Word for word, print each line of the listing below; pictures stay out.
++++++++++
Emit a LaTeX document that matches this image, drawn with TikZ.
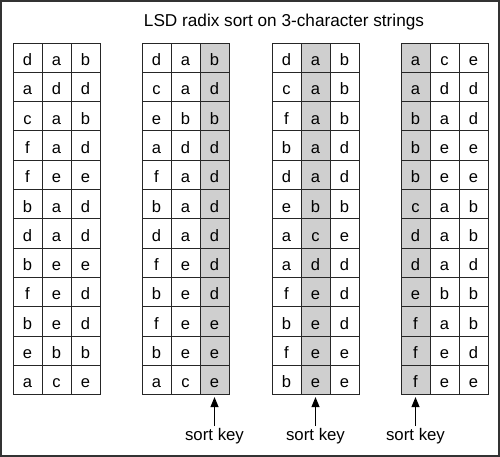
\documentclass[tikz,border=0pt]{standalone}
\usepackage{fontspec}
\setmainfont{Liberation Sans}
\usetikzlibrary{arrows.meta}
\newcommand\mktable[4]{%
  \foreach \row [count=\r] in {#4} {
    \foreach \ch [count=\c] in \row {
      \ifnum\c=#3 \def\sty{keycell}\else\def\sty{cell}\fi
      \node[\sty] (t#1r\r c\c) at ({#2+(\c-0.5)*29},{43+(\r-0.5)*29.3}) {\ch};
    }
  }
}
\begin{document}
\begin{tikzpicture}[x=0.75pt,y=-0.75pt,
  cell/.style={draw=black!85,line width=0.75pt,minimum width=21.75pt,minimum height=21.975pt,
    inner sep=0pt,text height=11.8pt,text depth=0pt,font=\fontsize{12.4}{14}\selectfont},
  keycell/.style={cell,fill=black!19},
  keylabel/.style={anchor=base,inner sep=1pt,font=\fontsize{12.6}{14}\selectfont},
  keyarrow/.style={line width=0.8pt,-{Triangle[width=6pt,length=7.5pt]},shorten >=1.5pt},
  titlestyle/.style={anchor=base,inner sep=0pt,font=\fontsize{12.9}{14}\selectfont},
  framestyle/.style={draw=black!80,line width=0.8pt}]
\useasboundingbox (0,0) rectangle (500,457);
\draw[framestyle] (1,1) rectangle (499,456);
\node[titlestyle] (title) at (284,26.5) {LSD radix sort on 3-character strings};
\mktable{1}{13}{0}{{d,a,b},{a,d,d},{c,a,b},{f,a,d},{f,e,e},{b,a,d},{d,a,d},{b,e,e},{f,e,d},{b,e,d},{e,b,b},{a,c,e}}
\mktable{2}{142}{3}{{d,a,b},{c,a,d},{e,b,b},{a,d,d},{f,a,d},{b,a,d},{d,a,d},{f,e,d},{b,e,d},{f,e,e},{b,e,e},{a,c,e}}
\mktable{3}{272}{2}{{d,a,b},{c,a,b},{f,a,b},{b,a,d},{d,a,d},{e,b,b},{a,c,e},{a,d,d},{f,e,d},{b,e,d},{f,e,e},{b,e,e}}
\mktable{4}{401}{1}{{a,c,e},{a,d,d},{b,a,d},{b,e,e},{b,e,e},{c,a,b},{d,a,b},{d,a,d},{e,b,b},{f,a,b},{f,e,d},{f,e,e}}
\node[keylabel] (k2) at (214.5,440) {sort key};
\node[keylabel] (k3) at (315.5,440) {sort key};
\node[keylabel] (k4) at (415.5,440) {sort key};
\draw[keyarrow] (k2.north) -- (t2r12c3.south);
\draw[keyarrow] (k3.north) -- (t3r12c2.south);
\draw[keyarrow] (k4.north) -- (t4r12c1.south);
\end{tikzpicture}
\end{document}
++++++++++
*Full solution*
Emit a LaTeX document that matches this image, drawn with TikZ.
\documentclass[tikz,border=0pt]{standalone}
\usepackage{fontspec}
\setmainfont{Liberation Sans}
\usetikzlibrary{arrows.meta}
\newcommand\mktable[4]{%
  \foreach \row [count=\r] in {#4} {
    \foreach \ch [count=\c] in \row {
      \ifnum\c=#3 \def\sty{keycell}\else\def\sty{cell}\fi
      \node[\sty] (t#1r\r c\c) at ({#2+(\c-0.5)*29},{43+(\r-0.5)*29.3}) {\ch};
    }
  }
}
\begin{document}
\begin{tikzpicture}[x=0.75pt,y=-0.75pt,
  cell/.style={draw=black!85,line width=0.75pt,minimum width=21.75pt,minimum height=21.975pt,
    inner sep=0pt,text height=11.8pt,text depth=0pt,font=\fontsize{12.4}{14}\selectfont},
  keycell/.style={cell,fill=black!19},
  keylabel/.style={anchor=base,inner sep=1pt,font=\fontsize{12.6}{14}\selectfont},
  keyarrow/.style={line width=0.8pt,-{Triangle[width=6pt,length=7.5pt]},shorten >=1.5pt},
  titlestyle/.style={anchor=base,inner sep=0pt,font=\fontsize{12.9}{14}\selectfont},
  framestyle/.style={draw=black!80,line width=0.8pt}]
\useasboundingbox (0,0) rectangle (500,457);
\draw[framestyle] (1,1) rectangle (499,456);
\node[titlestyle] (title) at (284,26.5) {LSD radix sort on 3-character strings};
\mktable{1}{13}{0}{{d,a,b},{a,d,d},{c,a,b},{f,a,d},{f,e,e},{b,a,d},{d,a,d},{b,e,e},{f,e,d},{b,e,d},{e,b,b},{a,c,e}}
\mktable{2}{142}{3}{{d,a,b},{c,a,d},{e,b,b},{a,d,d},{f,a,d},{b,a,d},{d,a,d},{f,e,d},{b,e,d},{f,e,e},{b,e,e},{a,c,e}}
\mktable{3}{272}{2}{{d,a,b},{c,a,b},{f,a,b},{b,a,d},{d,a,d},{e,b,b},{a,c,e},{a,d,d},{f,e,d},{b,e,d},{f,e,e},{b,e,e}}
\mktable{4}{401}{1}{{a,c,e},{a,d,d},{b,a,d},{b,e,e},{b,e,e},{c,a,b},{d,a,b},{d,a,d},{e,b,b},{f,a,b},{f,e,d},{f,e,e}}
\node[keylabel] (k2) at (214.5,440) {sort key};
\node[keylabel] (k3) at (315.5,440) {sort key};
\node[keylabel] (k4) at (415.5,440) {sort key};
\draw[keyarrow] (k2.north) -- (t2r12c3.south);
\draw[keyarrow] (k3.north) -- (t3r12c2.south);
\draw[keyarrow] (k4.north) -- (t4r12c1.south);
\end{tikzpicture}
\end{document}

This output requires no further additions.